Aim of the exercise -
Reproduce the listing below exactly, beginning with its first line and ending with the line that holds "Chart.register(...registerables)"; pictures are not part of the copy.

Source material -
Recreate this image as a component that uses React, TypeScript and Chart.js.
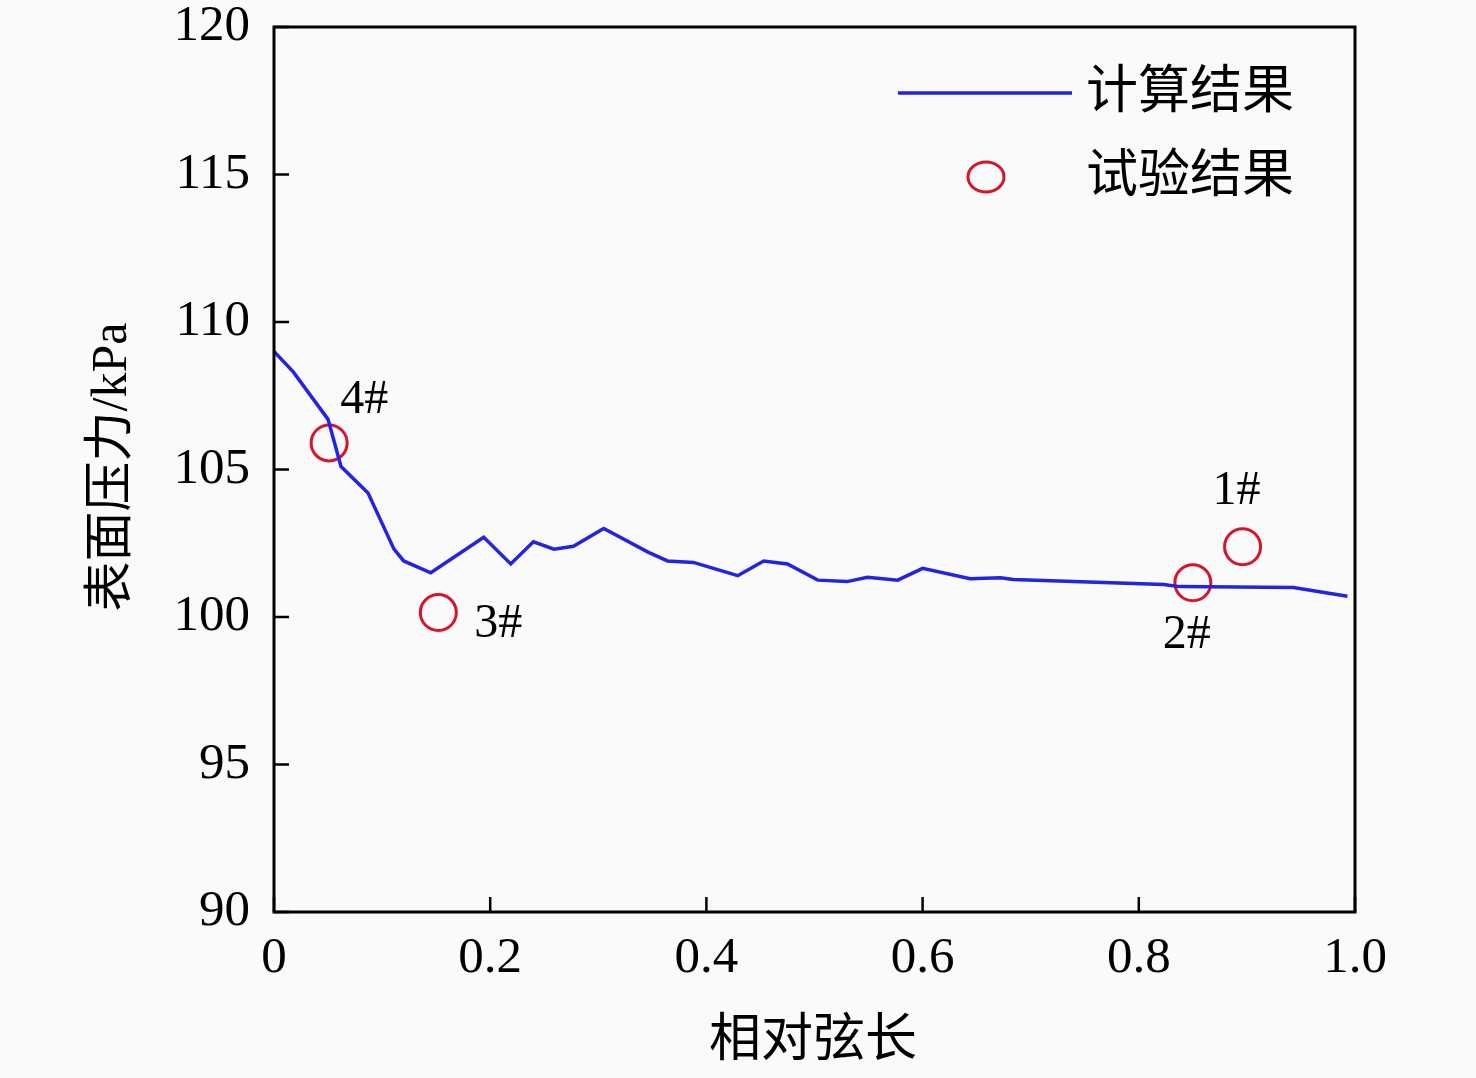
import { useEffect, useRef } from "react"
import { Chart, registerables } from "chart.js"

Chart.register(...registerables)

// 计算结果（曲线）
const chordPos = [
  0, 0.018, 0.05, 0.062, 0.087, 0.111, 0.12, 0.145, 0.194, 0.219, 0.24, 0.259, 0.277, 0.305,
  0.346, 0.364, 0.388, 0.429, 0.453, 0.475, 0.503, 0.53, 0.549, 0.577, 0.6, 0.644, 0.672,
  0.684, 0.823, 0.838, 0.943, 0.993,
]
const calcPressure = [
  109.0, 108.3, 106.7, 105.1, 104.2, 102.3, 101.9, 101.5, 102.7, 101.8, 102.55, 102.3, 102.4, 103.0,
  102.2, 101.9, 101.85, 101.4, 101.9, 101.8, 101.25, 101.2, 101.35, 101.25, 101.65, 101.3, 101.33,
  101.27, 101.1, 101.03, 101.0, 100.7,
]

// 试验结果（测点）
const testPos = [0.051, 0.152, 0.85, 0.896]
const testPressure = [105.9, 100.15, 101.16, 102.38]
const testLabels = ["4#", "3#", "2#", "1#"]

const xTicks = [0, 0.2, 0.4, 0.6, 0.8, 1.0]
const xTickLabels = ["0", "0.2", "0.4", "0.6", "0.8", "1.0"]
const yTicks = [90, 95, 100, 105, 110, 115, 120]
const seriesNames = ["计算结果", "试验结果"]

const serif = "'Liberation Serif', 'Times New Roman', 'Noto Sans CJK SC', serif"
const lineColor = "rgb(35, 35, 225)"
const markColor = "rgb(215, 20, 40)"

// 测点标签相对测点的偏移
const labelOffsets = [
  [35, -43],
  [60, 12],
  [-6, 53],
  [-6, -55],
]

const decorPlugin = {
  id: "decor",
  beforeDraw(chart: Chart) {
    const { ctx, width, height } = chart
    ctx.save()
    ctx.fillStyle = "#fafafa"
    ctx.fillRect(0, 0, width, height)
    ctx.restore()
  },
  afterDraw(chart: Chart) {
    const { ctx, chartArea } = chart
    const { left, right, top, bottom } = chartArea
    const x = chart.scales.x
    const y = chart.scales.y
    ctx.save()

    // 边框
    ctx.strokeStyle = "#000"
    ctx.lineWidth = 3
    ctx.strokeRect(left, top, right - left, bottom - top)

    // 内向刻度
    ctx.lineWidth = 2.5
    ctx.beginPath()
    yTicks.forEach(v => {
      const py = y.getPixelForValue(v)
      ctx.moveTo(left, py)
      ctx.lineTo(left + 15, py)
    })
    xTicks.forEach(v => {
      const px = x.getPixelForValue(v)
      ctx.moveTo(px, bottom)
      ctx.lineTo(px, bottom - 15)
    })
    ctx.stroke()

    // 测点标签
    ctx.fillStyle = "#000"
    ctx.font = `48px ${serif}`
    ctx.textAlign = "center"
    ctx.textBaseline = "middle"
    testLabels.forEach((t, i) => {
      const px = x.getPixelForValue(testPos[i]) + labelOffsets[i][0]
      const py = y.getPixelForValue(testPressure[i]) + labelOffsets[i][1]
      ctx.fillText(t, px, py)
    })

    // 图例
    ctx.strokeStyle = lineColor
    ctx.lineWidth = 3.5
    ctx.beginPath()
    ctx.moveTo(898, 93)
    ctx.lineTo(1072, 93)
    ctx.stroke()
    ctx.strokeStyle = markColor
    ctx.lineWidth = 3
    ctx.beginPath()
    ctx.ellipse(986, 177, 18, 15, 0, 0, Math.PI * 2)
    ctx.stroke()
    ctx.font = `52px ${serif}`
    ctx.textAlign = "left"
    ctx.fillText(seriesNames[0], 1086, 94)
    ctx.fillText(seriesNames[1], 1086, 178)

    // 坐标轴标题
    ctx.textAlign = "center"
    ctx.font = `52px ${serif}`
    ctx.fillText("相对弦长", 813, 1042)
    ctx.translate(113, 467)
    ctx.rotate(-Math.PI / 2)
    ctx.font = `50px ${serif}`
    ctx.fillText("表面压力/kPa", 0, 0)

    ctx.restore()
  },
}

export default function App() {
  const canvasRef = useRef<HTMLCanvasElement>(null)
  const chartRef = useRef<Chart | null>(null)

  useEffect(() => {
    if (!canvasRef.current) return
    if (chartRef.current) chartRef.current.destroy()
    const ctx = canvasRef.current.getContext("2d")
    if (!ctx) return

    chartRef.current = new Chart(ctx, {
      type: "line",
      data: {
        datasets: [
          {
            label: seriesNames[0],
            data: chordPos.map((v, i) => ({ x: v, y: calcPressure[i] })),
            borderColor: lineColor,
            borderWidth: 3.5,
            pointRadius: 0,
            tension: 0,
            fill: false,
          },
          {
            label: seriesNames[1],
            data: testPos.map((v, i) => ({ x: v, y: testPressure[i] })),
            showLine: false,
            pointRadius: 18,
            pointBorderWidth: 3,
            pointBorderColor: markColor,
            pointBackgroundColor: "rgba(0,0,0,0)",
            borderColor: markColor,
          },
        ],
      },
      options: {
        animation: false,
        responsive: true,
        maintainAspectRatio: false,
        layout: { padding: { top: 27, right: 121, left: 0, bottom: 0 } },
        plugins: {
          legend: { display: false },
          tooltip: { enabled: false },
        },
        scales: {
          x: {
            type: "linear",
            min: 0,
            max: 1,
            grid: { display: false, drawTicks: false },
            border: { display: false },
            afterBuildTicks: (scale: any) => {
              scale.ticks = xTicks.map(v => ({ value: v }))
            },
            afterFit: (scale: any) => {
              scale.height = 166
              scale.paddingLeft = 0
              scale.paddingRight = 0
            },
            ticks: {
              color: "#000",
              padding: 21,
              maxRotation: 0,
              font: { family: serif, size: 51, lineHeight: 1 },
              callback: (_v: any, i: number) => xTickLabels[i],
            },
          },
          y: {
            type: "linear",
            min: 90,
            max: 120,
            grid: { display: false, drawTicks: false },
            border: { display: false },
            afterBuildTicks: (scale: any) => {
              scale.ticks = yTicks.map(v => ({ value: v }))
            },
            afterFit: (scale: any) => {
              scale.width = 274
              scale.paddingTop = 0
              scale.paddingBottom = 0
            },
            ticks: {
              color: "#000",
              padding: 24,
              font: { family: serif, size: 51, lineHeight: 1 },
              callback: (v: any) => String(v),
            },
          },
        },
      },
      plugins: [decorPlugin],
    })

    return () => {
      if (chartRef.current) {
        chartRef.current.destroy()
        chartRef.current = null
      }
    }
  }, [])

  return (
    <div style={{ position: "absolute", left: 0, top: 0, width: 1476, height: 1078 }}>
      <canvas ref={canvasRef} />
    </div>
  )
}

Solved problem -
Recreate this image as a component that uses React, TypeScript and Chart.js.
import { useEffect, useRef } from "react"
import { Chart, registerables } from "chart.js"

Chart.register(...registerables)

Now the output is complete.